Written request:
Skip the pictures. Reproduce all other material exactly.

((

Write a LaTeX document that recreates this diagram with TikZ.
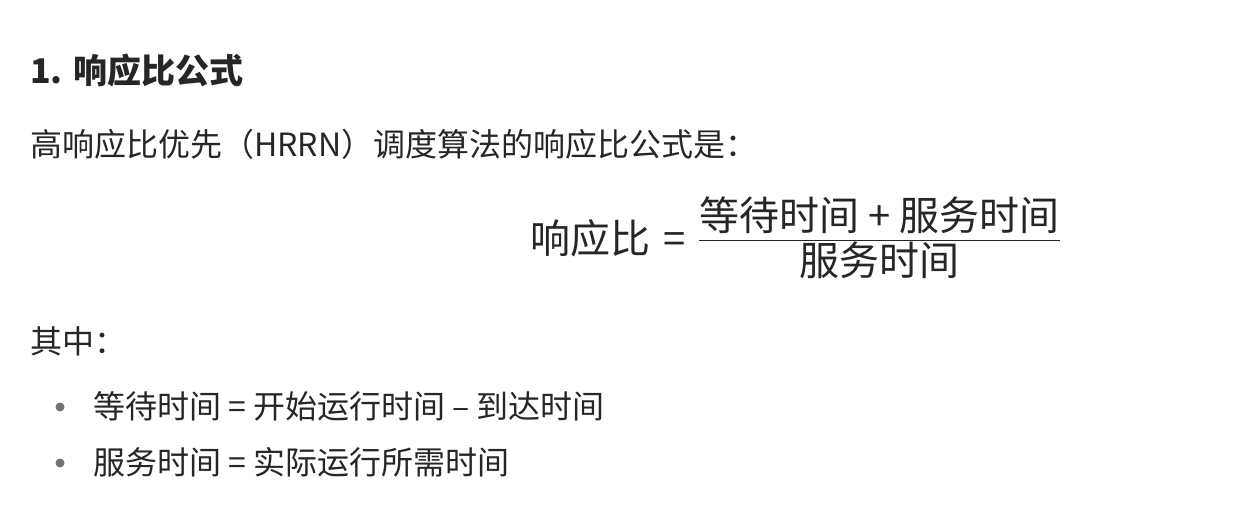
\documentclass[tikz,border=0pt]{standalone}
\usepackage{fix-cm}
\usepackage{fontspec}
\setmainfont{Noto Sans CJK SC}
\newfontfamily\cjk{Noto Sans CJK SC}
\begin{document}
\begin{tikzpicture}[x=1pt,y=-1pt,
  txt/.style={anchor=base west,inner sep=0pt,font=\fontsize{32}{36}\selectfont\cjk,text=black!85}]
\useasboundingbox (0,0) rectangle (1260,524);
\fill[white] (0,0) rectangle (1260,524);
\node[txt,font=\fontsize{34}{38}\selectfont\cjk\bfseries] (h) at (30,84) {1. 响应比公式};
\node[txt] (l1) at (30,156) {高响应比优先（HRRN）调度算法的响应比公式是：};
\node[inner sep=0pt,font=\fontsize{40}{46}\selectfont\cjk,text=black!85] (f) at (795,243)
  {响应比\,\,=\,\,$\vcenter{\hbox{$\begin{array}{@{}c@{}}\mbox{等待时间 + 服务时间}\\[-4pt]\hline\noalign{\vskip2pt}\mbox{服务时间}\end{array}$}}$};
\node[txt] (l2) at (30,353) {其中：};
\fill[black!55] (60,407) circle (4.5) coordinate (b1);
\fill[black!55] (60,463) circle (4.5) coordinate (b2);
\node[txt] (i1) at (93,418) {等待时间 = 开始运行时间 – 到达时间};
\node[txt] (i2) at (93,474) {服务时间 = 实际运行所需时间};
\end{tikzpicture}
\end{document}
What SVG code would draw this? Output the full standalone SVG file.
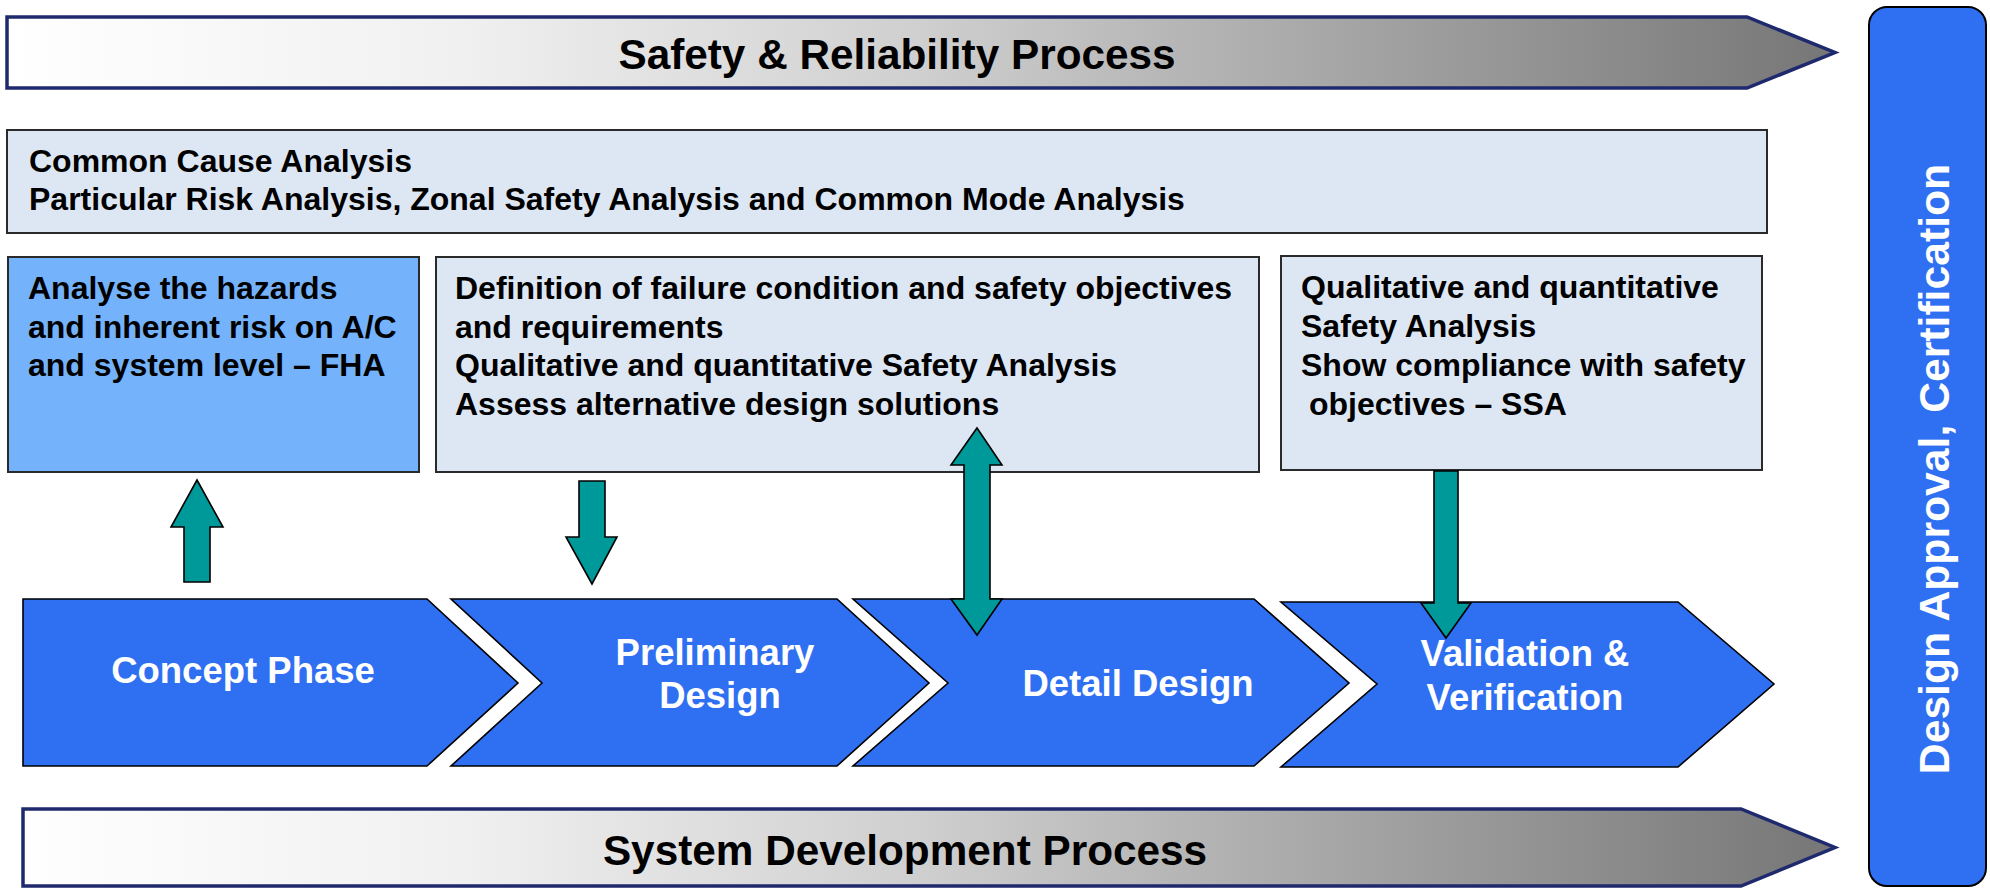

))

Solution for this problem:
Write a LaTeX document that recreates this diagram with TikZ.
\documentclass[tikz,border=0pt]{standalone}
\usepackage{fix-cm}
\usepackage{fontspec}
\setmainfont{Noto Sans CJK SC}
\newfontfamily\cjk{Noto Sans CJK SC}
\begin{document}
\begin{tikzpicture}[x=1pt,y=-1pt,
  txt/.style={anchor=base west,inner sep=0pt,font=\fontsize{32}{36}\selectfont\cjk,text=black!85}]
\useasboundingbox (0,0) rectangle (1260,524);
\fill[white] (0,0) rectangle (1260,524);
\node[txt,font=\fontsize{34}{38}\selectfont\cjk\bfseries] (h) at (30,84) {1. 响应比公式};
\node[txt] (l1) at (30,156) {高响应比优先（HRRN）调度算法的响应比公式是：};
\node[inner sep=0pt,font=\fontsize{40}{46}\selectfont\cjk,text=black!85] (f) at (795,243)
  {响应比\,\,=\,\,$\vcenter{\hbox{$\begin{array}{@{}c@{}}\mbox{等待时间 + 服务时间}\\[-4pt]\hline\noalign{\vskip2pt}\mbox{服务时间}\end{array}$}}$};
\node[txt] (l2) at (30,353) {其中：};
\fill[black!55] (60,407) circle (4.5) coordinate (b1);
\fill[black!55] (60,463) circle (4.5) coordinate (b2);
\node[txt] (i1) at (93,418) {等待时间 = 开始运行时间 – 到达时间};
\node[txt] (i2) at (93,474) {服务时间 = 实际运行所需时间};
\end{tikzpicture}
\end{document}
What SVG code would draw this? Output the full standalone SVG file.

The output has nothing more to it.